** Exercise directions **
Extract from the listing each line in which the word "that" appears.

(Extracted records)
____________

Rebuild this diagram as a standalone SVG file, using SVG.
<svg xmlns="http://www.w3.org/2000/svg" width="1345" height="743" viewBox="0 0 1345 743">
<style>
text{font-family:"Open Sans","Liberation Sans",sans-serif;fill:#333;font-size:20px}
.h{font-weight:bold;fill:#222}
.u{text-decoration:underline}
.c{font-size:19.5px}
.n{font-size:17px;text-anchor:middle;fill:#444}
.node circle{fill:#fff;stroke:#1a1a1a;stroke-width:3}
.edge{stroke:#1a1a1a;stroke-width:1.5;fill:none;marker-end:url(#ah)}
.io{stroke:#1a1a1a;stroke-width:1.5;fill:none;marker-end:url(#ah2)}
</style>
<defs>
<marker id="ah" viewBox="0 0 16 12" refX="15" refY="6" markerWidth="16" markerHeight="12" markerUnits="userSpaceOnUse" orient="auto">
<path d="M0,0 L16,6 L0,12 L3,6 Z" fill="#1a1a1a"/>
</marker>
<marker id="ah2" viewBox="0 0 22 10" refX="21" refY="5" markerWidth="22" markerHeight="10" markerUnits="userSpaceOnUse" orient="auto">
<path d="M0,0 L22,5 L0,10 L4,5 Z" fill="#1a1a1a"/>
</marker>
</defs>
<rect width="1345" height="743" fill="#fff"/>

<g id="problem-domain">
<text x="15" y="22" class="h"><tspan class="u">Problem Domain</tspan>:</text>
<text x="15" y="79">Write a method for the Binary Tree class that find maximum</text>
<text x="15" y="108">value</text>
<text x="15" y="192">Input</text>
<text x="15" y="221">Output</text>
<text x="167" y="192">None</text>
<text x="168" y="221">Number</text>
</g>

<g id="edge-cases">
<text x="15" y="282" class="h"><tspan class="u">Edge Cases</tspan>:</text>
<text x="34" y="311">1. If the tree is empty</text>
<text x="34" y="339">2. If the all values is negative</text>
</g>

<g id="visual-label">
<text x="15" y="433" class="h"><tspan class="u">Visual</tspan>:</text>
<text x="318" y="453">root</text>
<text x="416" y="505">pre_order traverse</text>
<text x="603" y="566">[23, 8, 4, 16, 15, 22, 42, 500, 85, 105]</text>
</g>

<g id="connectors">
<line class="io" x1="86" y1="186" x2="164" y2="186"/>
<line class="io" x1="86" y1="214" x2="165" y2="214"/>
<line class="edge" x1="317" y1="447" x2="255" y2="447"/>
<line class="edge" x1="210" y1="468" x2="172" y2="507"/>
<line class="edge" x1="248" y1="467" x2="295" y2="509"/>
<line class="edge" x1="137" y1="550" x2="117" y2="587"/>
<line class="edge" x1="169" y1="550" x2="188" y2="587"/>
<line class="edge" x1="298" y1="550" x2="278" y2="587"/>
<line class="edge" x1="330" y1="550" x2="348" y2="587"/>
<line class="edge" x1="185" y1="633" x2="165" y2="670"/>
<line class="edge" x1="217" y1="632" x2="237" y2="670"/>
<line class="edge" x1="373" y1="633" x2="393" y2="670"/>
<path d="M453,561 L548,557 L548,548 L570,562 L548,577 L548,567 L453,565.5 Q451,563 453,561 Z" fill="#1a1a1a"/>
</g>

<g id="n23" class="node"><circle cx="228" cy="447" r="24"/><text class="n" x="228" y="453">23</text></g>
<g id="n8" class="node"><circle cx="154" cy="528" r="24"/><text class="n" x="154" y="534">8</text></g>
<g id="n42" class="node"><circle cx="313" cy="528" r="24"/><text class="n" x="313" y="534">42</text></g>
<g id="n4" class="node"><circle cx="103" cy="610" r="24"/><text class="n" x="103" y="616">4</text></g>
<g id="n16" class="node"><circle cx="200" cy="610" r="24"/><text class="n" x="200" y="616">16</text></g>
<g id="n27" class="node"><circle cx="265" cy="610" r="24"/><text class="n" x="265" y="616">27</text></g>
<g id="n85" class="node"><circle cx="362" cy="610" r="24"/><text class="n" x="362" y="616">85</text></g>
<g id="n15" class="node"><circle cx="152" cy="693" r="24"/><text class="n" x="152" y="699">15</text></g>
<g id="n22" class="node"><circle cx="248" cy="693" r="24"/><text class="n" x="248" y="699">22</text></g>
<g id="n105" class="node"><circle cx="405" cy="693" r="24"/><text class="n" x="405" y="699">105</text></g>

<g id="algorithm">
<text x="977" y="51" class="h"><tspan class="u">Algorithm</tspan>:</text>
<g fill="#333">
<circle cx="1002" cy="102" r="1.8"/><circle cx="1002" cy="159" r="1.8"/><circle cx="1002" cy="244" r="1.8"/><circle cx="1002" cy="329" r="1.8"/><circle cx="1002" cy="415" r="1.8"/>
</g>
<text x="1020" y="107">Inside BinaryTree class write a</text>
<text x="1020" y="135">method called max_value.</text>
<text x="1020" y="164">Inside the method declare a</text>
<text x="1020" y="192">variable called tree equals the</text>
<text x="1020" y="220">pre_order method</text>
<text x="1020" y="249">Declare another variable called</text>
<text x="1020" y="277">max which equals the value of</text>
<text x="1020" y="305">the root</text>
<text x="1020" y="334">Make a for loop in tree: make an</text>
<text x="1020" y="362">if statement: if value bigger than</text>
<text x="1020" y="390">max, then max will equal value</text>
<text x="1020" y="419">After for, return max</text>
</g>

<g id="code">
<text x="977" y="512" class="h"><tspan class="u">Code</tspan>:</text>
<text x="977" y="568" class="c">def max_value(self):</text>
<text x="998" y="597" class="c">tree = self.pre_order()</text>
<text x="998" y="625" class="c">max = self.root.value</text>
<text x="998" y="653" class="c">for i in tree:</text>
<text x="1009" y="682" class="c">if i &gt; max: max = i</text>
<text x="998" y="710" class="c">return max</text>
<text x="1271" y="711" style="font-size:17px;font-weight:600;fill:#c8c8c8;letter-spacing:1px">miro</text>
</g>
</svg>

____________

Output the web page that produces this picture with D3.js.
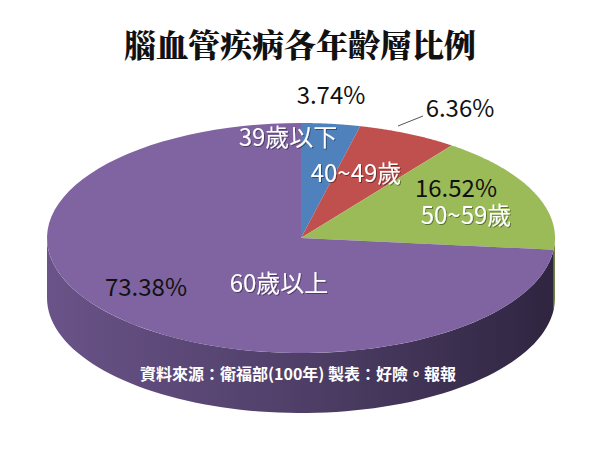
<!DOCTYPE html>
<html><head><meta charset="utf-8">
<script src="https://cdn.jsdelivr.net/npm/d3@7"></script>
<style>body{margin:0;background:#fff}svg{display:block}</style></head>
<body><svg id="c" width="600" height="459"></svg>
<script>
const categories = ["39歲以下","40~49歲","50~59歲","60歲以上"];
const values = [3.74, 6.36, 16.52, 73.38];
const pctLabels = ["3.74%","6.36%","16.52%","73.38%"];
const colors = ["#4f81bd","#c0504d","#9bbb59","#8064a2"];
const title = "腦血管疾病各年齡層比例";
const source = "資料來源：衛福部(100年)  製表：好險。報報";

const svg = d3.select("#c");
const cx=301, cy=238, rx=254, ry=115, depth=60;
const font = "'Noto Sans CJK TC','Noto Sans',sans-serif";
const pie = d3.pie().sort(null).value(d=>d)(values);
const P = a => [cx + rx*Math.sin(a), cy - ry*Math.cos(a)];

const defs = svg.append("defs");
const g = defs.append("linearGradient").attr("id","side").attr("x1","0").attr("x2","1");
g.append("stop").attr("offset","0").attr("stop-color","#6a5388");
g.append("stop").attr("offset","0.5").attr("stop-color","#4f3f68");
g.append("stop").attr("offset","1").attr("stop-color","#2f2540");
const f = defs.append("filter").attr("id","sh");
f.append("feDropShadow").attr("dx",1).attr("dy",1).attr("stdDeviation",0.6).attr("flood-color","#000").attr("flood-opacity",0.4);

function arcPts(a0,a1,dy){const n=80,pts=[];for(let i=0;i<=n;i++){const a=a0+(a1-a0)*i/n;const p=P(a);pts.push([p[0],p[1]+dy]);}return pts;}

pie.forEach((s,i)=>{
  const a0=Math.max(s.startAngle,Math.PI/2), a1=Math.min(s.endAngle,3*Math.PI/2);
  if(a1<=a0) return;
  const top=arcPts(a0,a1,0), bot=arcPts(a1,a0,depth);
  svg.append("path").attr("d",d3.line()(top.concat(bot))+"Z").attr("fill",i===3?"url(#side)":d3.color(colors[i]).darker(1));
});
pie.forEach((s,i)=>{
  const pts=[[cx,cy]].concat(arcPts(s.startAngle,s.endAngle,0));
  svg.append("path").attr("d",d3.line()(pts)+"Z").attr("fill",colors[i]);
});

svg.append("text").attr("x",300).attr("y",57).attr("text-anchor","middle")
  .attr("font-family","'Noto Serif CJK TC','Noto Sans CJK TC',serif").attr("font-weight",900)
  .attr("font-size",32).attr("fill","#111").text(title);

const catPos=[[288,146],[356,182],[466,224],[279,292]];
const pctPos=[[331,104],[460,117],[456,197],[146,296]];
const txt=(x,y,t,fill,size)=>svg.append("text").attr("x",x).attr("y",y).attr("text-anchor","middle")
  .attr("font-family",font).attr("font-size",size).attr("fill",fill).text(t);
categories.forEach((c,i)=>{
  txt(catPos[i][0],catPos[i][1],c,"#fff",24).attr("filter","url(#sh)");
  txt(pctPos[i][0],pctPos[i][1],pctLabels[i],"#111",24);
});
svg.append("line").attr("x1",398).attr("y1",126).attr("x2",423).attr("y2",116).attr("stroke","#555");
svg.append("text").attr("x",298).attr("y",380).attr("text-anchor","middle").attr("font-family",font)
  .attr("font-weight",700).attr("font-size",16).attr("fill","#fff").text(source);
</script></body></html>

____________

** Output for this exercise **
<text x="15" y="79">Write a method for the Binary Tree class that find maximum</text>
Output the web page that produces this picture with D3.js.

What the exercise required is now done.